State Sen. Gonzalo Barrientos spoke with vivid eloquence. On the side, he cracked to me that we’d done better in our day, over Vietnam. I doubted that we could ever have turned out half a million people in Dallas. He conceded the point.
This isn’t the antiwar movement I grew up in, of white college kids, liberal protestant churches, Dr. Spock, and veterans of the Abraham Lincoln brigades. It’s not the civil rights movement, although the crowds everywhere were a gorgeous mixture of American colors, brown and black, yellow and tan. The civil rights marches were solemn, formal, more spiritual and religious.
The spirit of the immigration marches was festive and patriotic. The immigrants, their families, and their supporters are not angry with America. Mostly they aren’t even demanding what they haven’t got. They are trying to protect what they have, or what they are already hard at work to get. One sign I saw, “My father was undocumented; I’m a law student,” pretty much captured the spirit of the day.
Vietnam was about war. Civil rights was about racial justice. These marches were mainly about work. They were about the right to work, and to live from work, in simple dignity, independence, and freedom. That freedom exists as a practical matter for many immigrants in America today. By middle-class standards it’s not much, but it’s what they have. And it’s under threat.
The bill the U.S. House passed is a cruel farce, which would turn (it is said, but no one really knows) 11 million working people into felons, and criminalize all who assist them, including church and social workers. The compromise under consideration in the Senate is less cruel, but it is a fantasy that somehow one can separate those who have been in the country two or five years or longer from those who haven’t.
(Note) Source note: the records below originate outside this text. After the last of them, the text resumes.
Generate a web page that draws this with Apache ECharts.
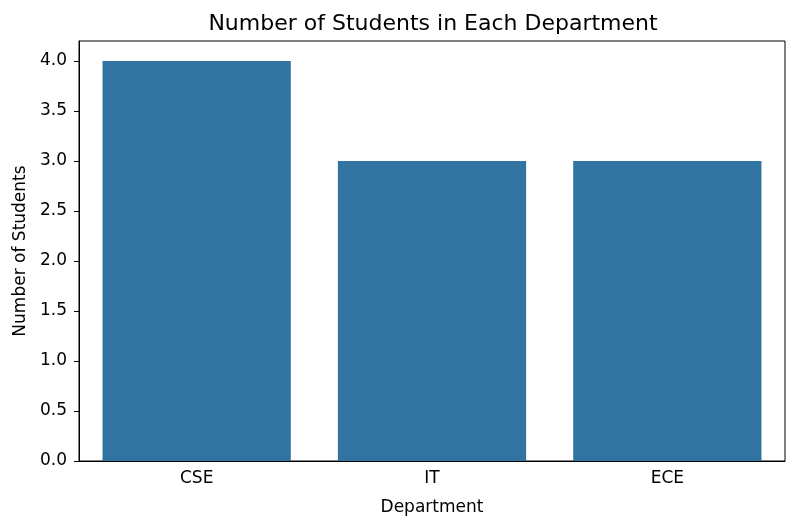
<!DOCTYPE html>
<html>
<head>
<meta charset="utf-8">
<script src="https://cdn.jsdelivr.net/npm/echarts@6/dist/echarts.min.js"></script>
<style>
  html, body { margin: 0; padding: 0; background: #fff; }
  #main { width: 797px; height: 530px; }
</style>
</head>
<body>
<div id="main"></div>
<script>
const departments = ['CSE', 'IT', 'ECE'];
const studentCounts = [4, 3, 3];
const yTicks = [0, 0.5, 1, 1.5, 2, 2.5, 3, 3.5, 4];

const chart = echarts.init(document.getElementById('main'), null, { renderer: 'canvas' });
const font = 'DejaVu Sans';

const option = {
  backgroundColor: '#fff',
  animation: false,
  title: {
    text: 'Number of Students in Each Department',
    left: 428,
    top: 8,
    textAlign: 'center',
    textStyle: { fontFamily: font, fontSize: 22, fontWeight: 'normal', color: '#000' }
  },
  grid: {
    left: 79, right: 12, top: 41, bottom: 69,
    show: true, borderColor: '#000', borderWidth: 1, backgroundColor: 'transparent'
  },
  xAxis: {
    type: 'category',
    data: departments,
    name: 'Department',
    nameLocation: 'middle',
    nameGap: 38,
    nameTextStyle: { fontFamily: font, fontSize: 17, color: '#000' },
    axisLine: { lineStyle: { color: '#000', width: 1 } },
    axisTick: { alignWithLabel: true, length: 5, lineStyle: { color: '#000' } },
    axisLabel: { fontFamily: font, fontSize: 17, color: '#000', margin: 9 },
    splitLine: { show: false }
  },
  yAxis: {
    type: 'value',
    min: 0,
    max: 4.2,
    interval: 0.5,
    name: 'Number of Students',
    nameLocation: 'middle',
    nameGap: 47,
    nameTextStyle: { fontFamily: font, fontSize: 17, color: '#000' },
    axisLine: { show: true, lineStyle: { color: '#000', width: 1 } },
    axisTick: { show: true, length: 5, lineStyle: { color: '#000' }, customValues: yTicks },
    axisLabel: {
      fontFamily: font, fontSize: 17, color: '#000', margin: 12,
      customValues: yTicks,
      formatter: v => v.toFixed(1)
    },
    splitLine: { show: false }
  },
  series: [{
    type: 'bar',
    data: studentCounts,
    barCategoryGap: '20%',
    itemStyle: { color: '#3274a1' }
  }]
};

chart.setOption(option);
</script>
</body>
</html>
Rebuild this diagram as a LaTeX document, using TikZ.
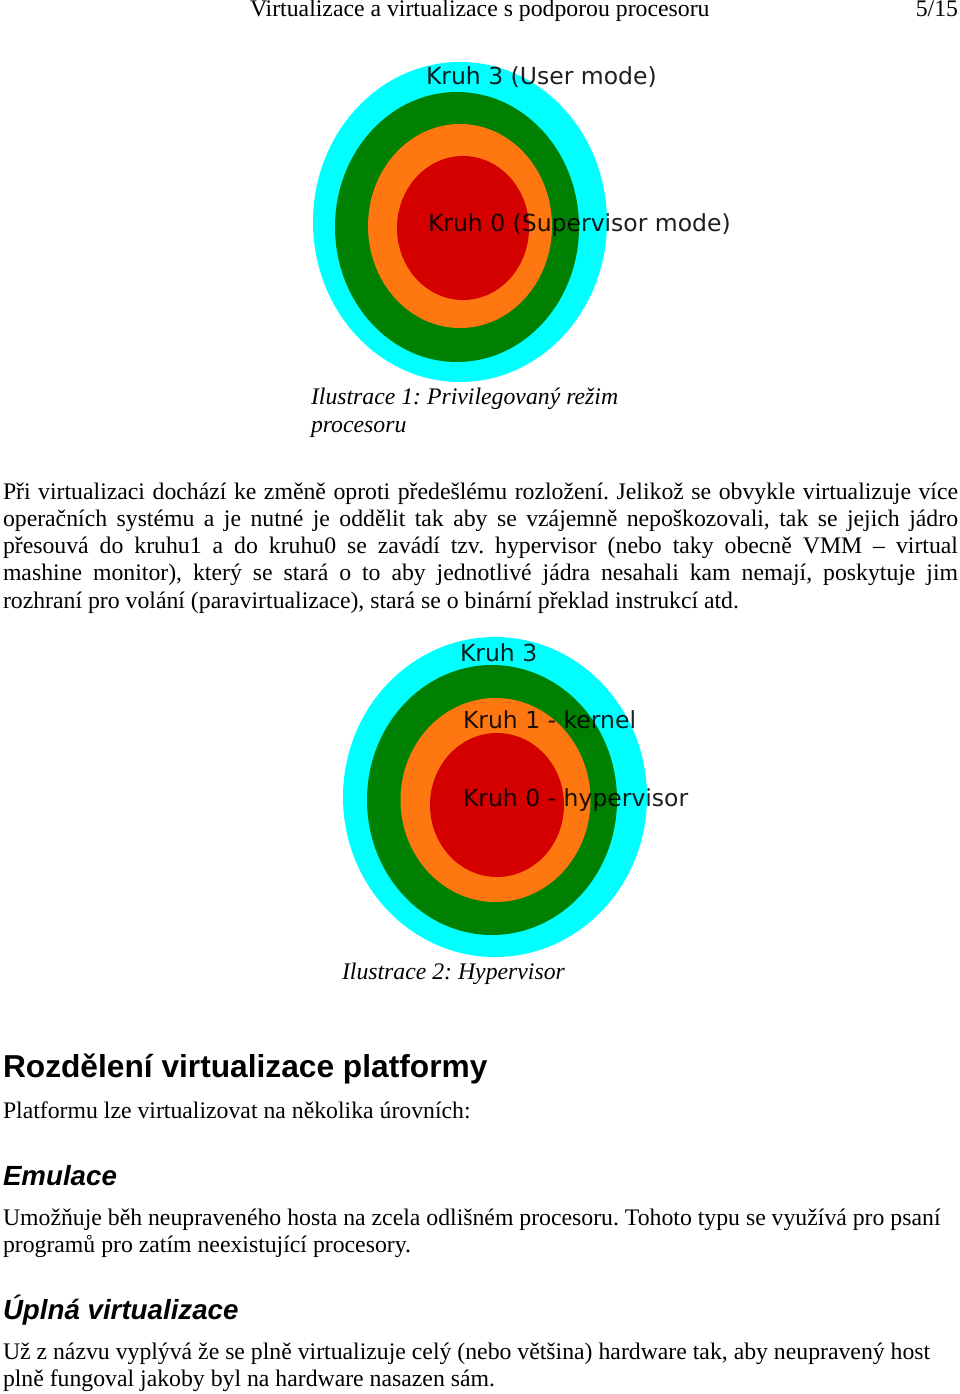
\documentclass[tikz,border=0pt]{standalone}
\usepackage{fontspec}
\setmainfont{Liberation Serif}
\newfontfamily\headfnt{Liberation Sans}
\newfontfamily\ringfnt{DejaVu Sans}
\newcommand\bodyfnt{\fontsize{23.75}{27.3}\selectfont}
\frenchspacing
\definecolor{ringcyan}{HTML}{00FFFF}
\definecolor{ringgreen}{HTML}{008000}
\definecolor{ringorange}{HTML}{FF7711}
\definecolor{ringred}{HTML}{D40000}
\tikzset{
  txt/.style={anchor=base west, inner sep=0pt, outer sep=0pt, font=\bodyfnt},
  captxt/.style={txt, font=\bodyfnt\itshape},
  ringlbl/.style={anchor=base west, inner sep=0pt, outer sep=0pt,
    font=\ringfnt\fontsize{23.5}{28}\selectfont, text=black, text opacity=0.88},
  headA/.style={anchor=base west, inner sep=0pt, outer sep=0pt,
    font=\headfnt\bfseries\fontsize{31.7}{36}\selectfont},
  headB/.style={anchor=base west, inner sep=0pt, outer sep=0pt,
    font=\headfnt\bfseries\itshape\fontsize{27.7}{32}\selectfont},
}
\begin{document}
\begin{tikzpicture}[x=1pt,y=-1pt]
\useasboundingbox[fill=white] (0,0) rectangle (960,1394);

% header
\node[txt] (hdr) at (250,17) {Virtualizace a virtualizace s podporou procesoru};
\node[txt, anchor=base east] (pg) at (958,17) {5/15};

% figure 1
\fill[ringcyan] (460,222) ellipse [x radius=147, y radius=160];
\fill[ringgreen] (457,227) ellipse [x radius=122, y radius=135];
\fill[ringorange] (460,226) ellipse [x radius=92, y radius=102];
\fill[ringred] (463,228) ellipse [x radius=66, y radius=72];
\node[ringlbl] (r3a) at (426,85) {Kruh 3 (User mode)};
\node[ringlbl] (r0a) at (428,231) {Kruh 0 (Supervisor mode)};
\node[captxt] (cap1a) at (311,404) {Ilustrace 1: Privilegovaný režim};
\node[captxt] (cap1b) at (311,432) {procesoru};

% paragraph
\node[txt] (p1) at (3,499) {\hbox to 955pt{Při virtualizaci dochází ke změně oproti předešlému rozložení. Jelikož se obvykle virtualizuje více}};
\node[txt] (p2) at (3,526.3) {\hbox to 955pt{operačních systému a je nutné je oddělit tak aby se vzájemně nepoškozovali, tak se jejich jádro}};
\node[txt] (p3) at (3,553.6) {\hbox to 955pt{přesouvá do kruhu1 a do kruhu0 se zavádí tzv. hypervisor (nebo taky obecně VMM – virtual}};
\node[txt] (p4) at (3,580.9) {\hbox to 955pt{mashine monitor), který se stará o to aby jednotlivé jádra nesahali kam nemají, poskytuje jim}};
\node[txt] (p5) at (3,608.2) {rozhraní pro volání (paravirtualizace), stará se o binární překlad instrukcí atd.};

% figure 2
\fill[ringcyan] (495,797) ellipse [x radius=152, y radius=160];
\fill[ringgreen] (492,800) ellipse [x radius=125, y radius=135];
\fill[ringorange] (495.5,800) ellipse [x radius=95, y radius=102];
\fill[ringred] (497,805) ellipse [x radius=67, y radius=72];
\node[ringlbl] (r3b) at (460,661) {Kruh 3};
\node[ringlbl] (r1b) at (463,728) {Kruh 1 - kernel};
\node[ringlbl] (r0b) at (463,806) {Kruh 0 - hypervisor};
\node[captxt] (cap2) at (342,979) {Ilustrace 2: Hypervisor};

% sections
\node[headA] (h1) at (3,1077) {Rozdělení virtualizace platformy};
\node[txt] (t1) at (3,1118) {Platformu lze virtualizovat na několika úrovních:};
\node[headB] (h2) at (3,1185) {Emulace};
\node[txt] (t2a) at (3,1225) {Umožňuje běh neupraveného hosta na zcela odlišném procesoru. Tohoto typu se využívá pro psaní};
\node[txt] (t2b) at (3,1252.3) {programů pro zatím neexistující procesory.};
\node[headB] (h3) at (3,1319) {Úplná virtualizace};
\node[txt] (t3a) at (3,1359) {Už z názvu vyplývá že se plně virtualizuje celý (nebo většina) hardware tak, aby neupravený host};
\node[txt] (t3b) at (3,1386.3) {plně fungoval jakoby byl na hardware nasazen sám.};
\end{tikzpicture}
\end{document}
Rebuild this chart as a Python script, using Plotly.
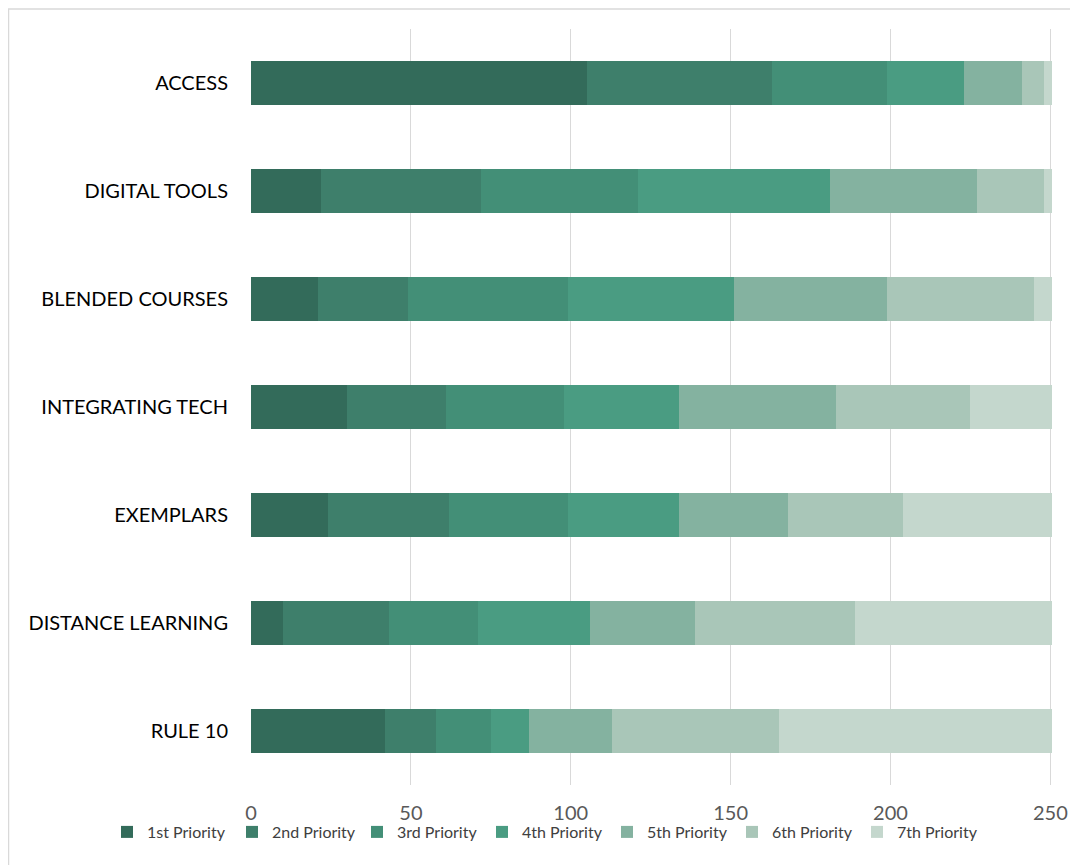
import plotly.graph_objects as go

categories = ["ACCESS", "DIGITAL TOOLS", "BLENDED COURSES", "INTEGRATING TECH",
              "EXEMPLARS", "DISTANCE LEARNING", "RULE 10"]
series_names = ["1st Priority", "2nd Priority", "3rd Priority", "4th Priority",
                "5th Priority", "6th Priority", "7th Priority"]
p1 = [105, 22, 21, 30, 24, 10, 42]
p2 = [58, 50, 28, 31, 38, 33, 16]
p3 = [36, 49, 50, 37, 37, 28, 17]
p4 = [24, 60, 52, 36, 35, 35, 12]
p5 = [18, 46, 48, 49, 34, 33, 26]
p6 = [7, 21, 46, 42, 36, 50, 52]
p7 = [3, 3, 6, 26, 47, 62, 86]
series_values = [p1, p2, p3, p4, p5, p6, p7]
colors = ["#336B5A", "#3E7F6B", "#438F77", "#4A9C82", "#84B2A0", "#A9C6B8", "#C4D7CD"]
tick_vals = [0, 50, 100, 150, 200, 250]

fig = go.Figure()
for name, vals, col in zip(series_names, series_values, colors):
    fig.add_trace(go.Bar(
        y=categories, x=vals, name=name, orientation="h",
        marker=dict(color=col, line=dict(width=0)),
    ))

# page body has an 8px offset
L, R, T, B = 243, 34, 21, 88
W, H = 1078, 865
pw = W - L - R
ph = H - T - B

fig.update_layout(
    width=W, height=H,
    barmode="stack", bargap=0.6,
    margin=dict(l=L, r=R, t=T, b=B, autoexpand=False),
    plot_bgcolor="white", paper_bgcolor="white",
    font=dict(family="Lato, Calibri, sans-serif", color="#000000"),
    xaxis=dict(range=[0, 250.5], tickvals=tick_vals, showgrid=True,
               gridcolor="#D9D9D9", gridwidth=1, zeroline=False,
               tickfont=dict(family="Liberation Sans Narrow, Lato, sans-serif", size=20, color="#595959"),
               ticks="", ticklabelstandoff=14, showline=False, automargin=False),
    yaxis=dict(autorange="reversed", tickfont=dict(size=20, color="#000000"),
               ticks="", ticklabelstandoff=22, showline=False, automargin=False),
    legend=dict(orientation="h", xref="paper", yref="paper",
                x=(99 - L) / pw, xanchor="left",
                y=(H - B - 824) / ph, yanchor="middle",
                font=dict(size=16, color="#404040"), itemwidth=30,
                entrywidth=80, entrywidthmode="pixels",
                traceorder="normal", bgcolor="rgba(0,0,0,0)"),
    shapes=[dict(type="rect", xref="paper", yref="paper",
                 x0=(0.5 - L) / pw, x1=(1090 - L) / pw,
                 y0=(H - B - 880) / ph, y1=(H - B - 1) / ph,
                 line=dict(color="#D9D9D9", width=1.5), layer="below")],
)

fig.write_html("out.html")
And suppose you could? Send back all those who have been here less than two years, and you’d have to let just that many in again to take their jobs. And then you’d have a rotating underclass with no stake in the country, undermining labor standards and breeding petty crime.
Border enforcement is another cynical joke. It doesn’t stop people from coming in: It stops them from going back. And so the settled population of immigrants grows more rapidly than it otherwise would, not less so. Meanwhile, working people are cut off from their parents and children south of the border, to no good effect.
Here’s another approach: Enforce labor standards and protect all who work here equally. Undocumented immigrants are recruited because they can be exploited. Remove that incentive, and fewer will be demanded, and fewer will come.
But then, let’s also recognize that working migrants who do come are here for the long haul. They aren’t criminals, and they also aren’t guests. The fact that their presence may be illegal is a problem not with the people but with the law. Under the Constitution, their children are citizens the day they are born. The migrants should become legal now and citizens later: not without some wait and effort, but efficiently.
I think the country knows this. Making Americans is one thing it does pretty well. Adding 11 million, or (say) 20 million, working people who are here anyway to the citizenship rolls, in a country of 300 million, isn’t that big a deal to most people. Especially when the other choice is to have a police state. A headline in The Wall Street Journal on April 10 read, “Employers Have a Lot to Lose.” But the story wasn’t about how business felt threatened by the rallies. It was about a California landscaper speaking out to get his workers made legal.
Who wants the police state? The leaders of the Republican Party. Why? Not because American business demands it. Business would adapt if fair labor standards were enforced on all employers evenly. It’s the politicians, alone, who would lose out. Citizens vote. There was a time when Republicans might have attracted the culturally conservative Latino vote on values. But in the economy they’ve built, that’s a lost cause. And so, what is immigrant criminalization really about? It’s just another bit of campaign business, along with felony disenfranchisement, voter-roll purges, and contrived shortages of voting machines.
Did they think the country would go along? If so, they don’t know who we are. They don’t know how deeply the immigrant experience forms us all. In California, faced by Proposition 187 with an elementary decision between decency and evil, the state flipped from Reagan red to solid blue after the courts declared that anti-immigration law unconstitutional. It could happen again. Only this time, it’s all across the country—a divided country where a California change in only a few states, such as Arizona or Virginia, or Florida, could tip our politics right over.
Looking out at the kids in April, you could almost imagine it happening in Texas.
James K. Galbraith teaches at the Lyndon B. Johnson School of Public Affairs, the University of Texas at Austin.